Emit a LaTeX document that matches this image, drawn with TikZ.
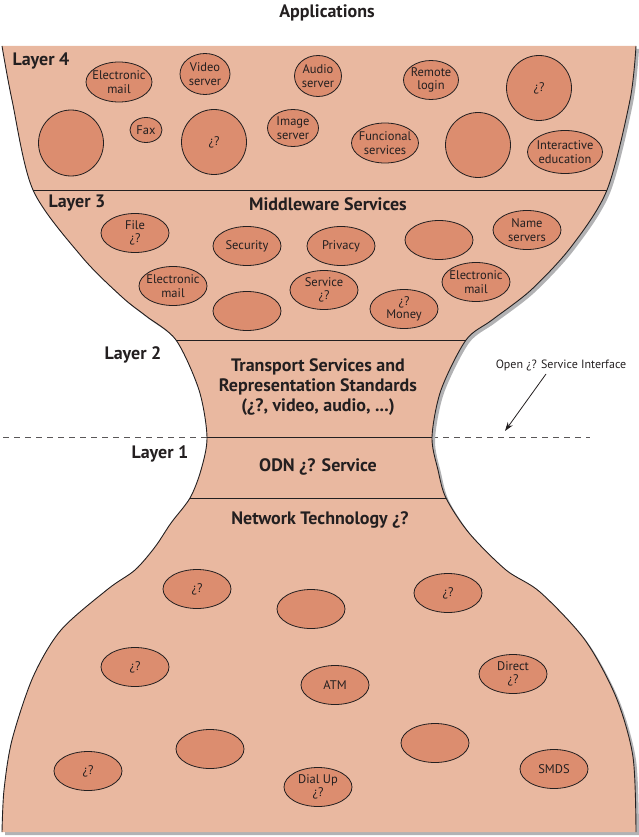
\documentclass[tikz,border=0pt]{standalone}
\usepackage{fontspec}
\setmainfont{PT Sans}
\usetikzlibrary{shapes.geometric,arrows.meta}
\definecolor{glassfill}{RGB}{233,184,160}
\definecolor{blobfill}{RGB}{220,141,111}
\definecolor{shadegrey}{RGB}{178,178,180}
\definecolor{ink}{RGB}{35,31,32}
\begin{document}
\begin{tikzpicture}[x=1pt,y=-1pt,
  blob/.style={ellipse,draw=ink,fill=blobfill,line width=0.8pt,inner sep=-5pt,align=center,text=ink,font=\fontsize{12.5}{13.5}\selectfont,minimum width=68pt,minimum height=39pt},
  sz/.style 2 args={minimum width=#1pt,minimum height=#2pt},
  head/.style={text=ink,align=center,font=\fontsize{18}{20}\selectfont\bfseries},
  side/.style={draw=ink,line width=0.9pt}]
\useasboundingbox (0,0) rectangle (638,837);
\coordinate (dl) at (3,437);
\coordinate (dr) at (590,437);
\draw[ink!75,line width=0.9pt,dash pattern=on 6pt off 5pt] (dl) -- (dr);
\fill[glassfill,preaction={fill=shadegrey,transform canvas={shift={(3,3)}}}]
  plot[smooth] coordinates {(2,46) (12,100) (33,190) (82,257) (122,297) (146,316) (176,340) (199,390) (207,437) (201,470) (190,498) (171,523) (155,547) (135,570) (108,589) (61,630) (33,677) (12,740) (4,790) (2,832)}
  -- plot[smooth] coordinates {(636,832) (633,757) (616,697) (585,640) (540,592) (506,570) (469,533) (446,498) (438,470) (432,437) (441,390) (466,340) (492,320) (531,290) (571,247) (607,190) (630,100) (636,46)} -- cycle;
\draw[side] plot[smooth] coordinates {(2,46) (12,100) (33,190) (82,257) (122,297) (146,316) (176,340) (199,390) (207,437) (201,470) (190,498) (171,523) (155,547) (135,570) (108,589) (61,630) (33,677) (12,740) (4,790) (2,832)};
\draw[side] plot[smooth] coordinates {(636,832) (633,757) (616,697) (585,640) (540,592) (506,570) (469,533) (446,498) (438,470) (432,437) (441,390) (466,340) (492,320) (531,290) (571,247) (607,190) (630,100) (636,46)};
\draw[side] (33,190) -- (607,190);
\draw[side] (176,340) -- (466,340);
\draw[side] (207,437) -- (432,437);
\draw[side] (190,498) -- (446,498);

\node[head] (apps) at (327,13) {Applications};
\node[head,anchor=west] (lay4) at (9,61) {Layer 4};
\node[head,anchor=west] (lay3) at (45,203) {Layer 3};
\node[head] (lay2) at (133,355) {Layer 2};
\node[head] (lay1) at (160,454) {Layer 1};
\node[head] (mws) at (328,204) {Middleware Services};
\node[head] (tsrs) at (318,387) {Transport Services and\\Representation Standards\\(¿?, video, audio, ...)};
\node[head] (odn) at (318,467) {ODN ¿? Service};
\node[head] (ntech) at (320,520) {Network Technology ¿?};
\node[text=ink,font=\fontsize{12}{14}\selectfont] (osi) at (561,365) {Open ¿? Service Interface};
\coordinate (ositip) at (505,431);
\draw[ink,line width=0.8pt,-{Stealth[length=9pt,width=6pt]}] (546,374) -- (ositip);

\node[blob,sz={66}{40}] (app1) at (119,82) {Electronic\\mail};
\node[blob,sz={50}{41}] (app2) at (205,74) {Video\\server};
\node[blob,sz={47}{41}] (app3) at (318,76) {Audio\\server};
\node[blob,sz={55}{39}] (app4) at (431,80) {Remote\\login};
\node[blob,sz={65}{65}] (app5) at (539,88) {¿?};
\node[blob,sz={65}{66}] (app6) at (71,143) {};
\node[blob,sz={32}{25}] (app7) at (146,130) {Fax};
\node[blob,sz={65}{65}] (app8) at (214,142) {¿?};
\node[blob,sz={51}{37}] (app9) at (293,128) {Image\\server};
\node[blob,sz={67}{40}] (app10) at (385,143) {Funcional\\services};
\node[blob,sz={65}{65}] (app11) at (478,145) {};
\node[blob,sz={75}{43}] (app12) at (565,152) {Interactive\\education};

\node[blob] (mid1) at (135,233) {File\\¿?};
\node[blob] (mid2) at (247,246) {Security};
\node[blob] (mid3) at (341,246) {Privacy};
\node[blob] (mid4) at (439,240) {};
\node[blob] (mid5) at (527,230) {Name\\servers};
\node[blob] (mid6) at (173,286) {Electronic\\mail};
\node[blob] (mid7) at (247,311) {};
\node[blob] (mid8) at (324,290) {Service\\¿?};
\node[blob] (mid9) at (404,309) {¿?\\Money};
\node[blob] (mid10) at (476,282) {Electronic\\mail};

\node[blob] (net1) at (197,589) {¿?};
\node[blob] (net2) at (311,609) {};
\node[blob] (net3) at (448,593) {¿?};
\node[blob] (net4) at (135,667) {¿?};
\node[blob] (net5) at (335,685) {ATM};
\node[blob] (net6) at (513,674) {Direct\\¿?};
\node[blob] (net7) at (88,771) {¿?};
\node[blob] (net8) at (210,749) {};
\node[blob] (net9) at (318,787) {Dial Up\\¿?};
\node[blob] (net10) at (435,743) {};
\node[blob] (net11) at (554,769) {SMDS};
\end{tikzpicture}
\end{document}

What the exercise asks -
Reproduce the listing above exactly, excluding all pictures.

Output for this exercise -
Emit a LaTeX document that matches this image, drawn with TikZ.
\documentclass[tikz,border=0pt]{standalone}
\usepackage{fontspec}
\setmainfont{PT Sans}
\usetikzlibrary{shapes.geometric,arrows.meta}
\definecolor{glassfill}{RGB}{233,184,160}
\definecolor{blobfill}{RGB}{220,141,111}
\definecolor{shadegrey}{RGB}{178,178,180}
\definecolor{ink}{RGB}{35,31,32}
\begin{document}
\begin{tikzpicture}[x=1pt,y=-1pt,
  blob/.style={ellipse,draw=ink,fill=blobfill,line width=0.8pt,inner sep=-5pt,align=center,text=ink,font=\fontsize{12.5}{13.5}\selectfont,minimum width=68pt,minimum height=39pt},
  sz/.style 2 args={minimum width=#1pt,minimum height=#2pt},
  head/.style={text=ink,align=center,font=\fontsize{18}{20}\selectfont\bfseries},
  side/.style={draw=ink,line width=0.9pt}]
\useasboundingbox (0,0) rectangle (638,837);
\coordinate (dl) at (3,437);
\coordinate (dr) at (590,437);
\draw[ink!75,line width=0.9pt,dash pattern=on 6pt off 5pt] (dl) -- (dr);
\fill[glassfill,preaction={fill=shadegrey,transform canvas={shift={(3,3)}}}]
  plot[smooth] coordinates {(2,46) (12,100) (33,190) (82,257) (122,297) (146,316) (176,340) (199,390) (207,437) (201,470) (190,498) (171,523) (155,547) (135,570) (108,589) (61,630) (33,677) (12,740) (4,790) (2,832)}
  -- plot[smooth] coordinates {(636,832) (633,757) (616,697) (585,640) (540,592) (506,570) (469,533) (446,498) (438,470) (432,437) (441,390) (466,340) (492,320) (531,290) (571,247) (607,190) (630,100) (636,46)} -- cycle;
\draw[side] plot[smooth] coordinates {(2,46) (12,100) (33,190) (82,257) (122,297) (146,316) (176,340) (199,390) (207,437) (201,470) (190,498) (171,523) (155,547) (135,570) (108,589) (61,630) (33,677) (12,740) (4,790) (2,832)};
\draw[side] plot[smooth] coordinates {(636,832) (633,757) (616,697) (585,640) (540,592) (506,570) (469,533) (446,498) (438,470) (432,437) (441,390) (466,340) (492,320) (531,290) (571,247) (607,190) (630,100) (636,46)};
\draw[side] (33,190) -- (607,190);
\draw[side] (176,340) -- (466,340);
\draw[side] (207,437) -- (432,437);
\draw[side] (190,498) -- (446,498);

\node[head] (apps) at (327,13) {Applications};
\node[head,anchor=west] (lay4) at (9,61) {Layer 4};
\node[head,anchor=west] (lay3) at (45,203) {Layer 3};
\node[head] (lay2) at (133,355) {Layer 2};
\node[head] (lay1) at (160,454) {Layer 1};
\node[head] (mws) at (328,204) {Middleware Services};
\node[head] (tsrs) at (318,387) {Transport Services and\\Representation Standards\\(¿?, video, audio, ...)};
\node[head] (odn) at (318,467) {ODN ¿? Service};
\node[head] (ntech) at (320,520) {Network Technology ¿?};
\node[text=ink,font=\fontsize{12}{14}\selectfont] (osi) at (561,365) {Open ¿? Service Interface};
\coordinate (ositip) at (505,431);
\draw[ink,line width=0.8pt,-{Stealth[length=9pt,width=6pt]}] (546,374) -- (ositip);

\node[blob,sz={66}{40}] (app1) at (119,82) {Electronic\\mail};
\node[blob,sz={50}{41}] (app2) at (205,74) {Video\\server};
\node[blob,sz={47}{41}] (app3) at (318,76) {Audio\\server};
\node[blob,sz={55}{39}] (app4) at (431,80) {Remote\\login};
\node[blob,sz={65}{65}] (app5) at (539,88) {¿?};
\node[blob,sz={65}{66}] (app6) at (71,143) {};
\node[blob,sz={32}{25}] (app7) at (146,130) {Fax};
\node[blob,sz={65}{65}] (app8) at (214,142) {¿?};
\node[blob,sz={51}{37}] (app9) at (293,128) {Image\\server};
\node[blob,sz={67}{40}] (app10) at (385,143) {Funcional\\services};
\node[blob,sz={65}{65}] (app11) at (478,145) {};
\node[blob,sz={75}{43}] (app12) at (565,152) {Interactive\\education};

\node[blob] (mid1) at (135,233) {File\\¿?};
\node[blob] (mid2) at (247,246) {Security};
\node[blob] (mid3) at (341,246) {Privacy};
\node[blob] (mid4) at (439,240) {};
\node[blob] (mid5) at (527,230) {Name\\servers};
\node[blob] (mid6) at (173,286) {Electronic\\mail};
\node[blob] (mid7) at (247,311) {};
\node[blob] (mid8) at (324,290) {Service\\¿?};
\node[blob] (mid9) at (404,309) {¿?\\Money};
\node[blob] (mid10) at (476,282) {Electronic\\mail};

\node[blob] (net1) at (197,589) {¿?};
\node[blob] (net2) at (311,609) {};
\node[blob] (net3) at (448,593) {¿?};
\node[blob] (net4) at (135,667) {¿?};
\node[blob] (net5) at (335,685) {ATM};
\node[blob] (net6) at (513,674) {Direct\\¿?};
\node[blob] (net7) at (88,771) {¿?};
\node[blob] (net8) at (210,749) {};
\node[blob] (net9) at (318,787) {Dial Up\\¿?};
\node[blob] (net10) at (435,743) {};
\node[blob] (net11) at (554,769) {SMDS};
\end{tikzpicture}
\end{document}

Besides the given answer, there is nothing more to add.